Potamiana resplandecía, junto con el esplendor del alma, por la hermosura del cuerpo en la flor de la juventud.  Para conservar su pureza y virginidad en que se distinguía, tuvo que sostener innumerables combates contra pretendientes locamente enamorados. Soportó torturas espantosas y espeluznantes y, finalmente, murió quemada viva junto con su madre Marcela.

He aquí los detalles del martirio.

El juez Aquilas la sometió en todo su cuerpo a terribles torturas; luego, la amenazó con entregarla a los gladiadores para que la deshonrasen.

La joven se recogió interiormente por breve rato y, luego, le preguntaron qué resolución tomaba. Ella, según se dice, dio tal respuesta que los paganos juzgaron que había hablado impíamente. A su respuesta siguió inmediatamente la sentencia.

Basílide, uno de los soldados encargados de los condenados, la tomó y la llevó al lugar del suplicio. El populacho trataba de molestar a la virgen cristiana, insultándola con dichos obscenos. Pero Basílide lo impedía, rechazando a los contumeliosos y manifestando a Potamiana gran piedad y humanidad.

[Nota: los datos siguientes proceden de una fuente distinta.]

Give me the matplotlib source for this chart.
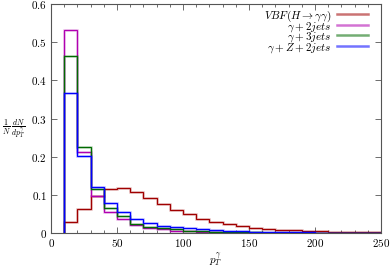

Conmovida por esa simpatía, la joven exhortó al alguacil a tener buen ánimo y le prometía que, apenas saliera de este mundo, le alcanzaría gracia de su Señor y no tardaría en pagarle lo que por ella había hecho. Dicho esto, le derramaron pez derretida en todo el cuerpo, lentamente y en pequeñas dosis. Ella sufrió noblemente el suplicio al que la sometieron.

Tal fue el combate sostenido por la celebérrima virgen.

Basílide no tuvo que aguardar mucho tiempo su recompensa. Sus compañeros de armas le pidieron que prestara juramento en un proceso; pero él afirmó que de ninguna manera le estaba permitido jurar, pues era cristiano y públicamente lo confesaba. Ellos creyeron que hablaba en broma; pero, al persistir en ello, fue conducido ante el juez, delante del cual repitió su negativa a jurar y su confesión de fe. Por esto fue arrojado a la cárcel.

Sus hermanos en Dios lo visitaban y le preguntaban el motivo de tan súbita y maravillosa conversión. El respondió que Potamiana se le habla aparecido tres días después del martirio y le había colocado una corona sobre la cabeza. Le dijo que había pedido gracia por él al Señor y que éste se la había otorgado, y que, en fin, vendría pronto a buscarlo.

Poco más tarde, los hermanos le dieron parte en el sello del Señor, o sea, el bautismo. Al día siguiente, fue decapitado como un glorioso mártir del Señor.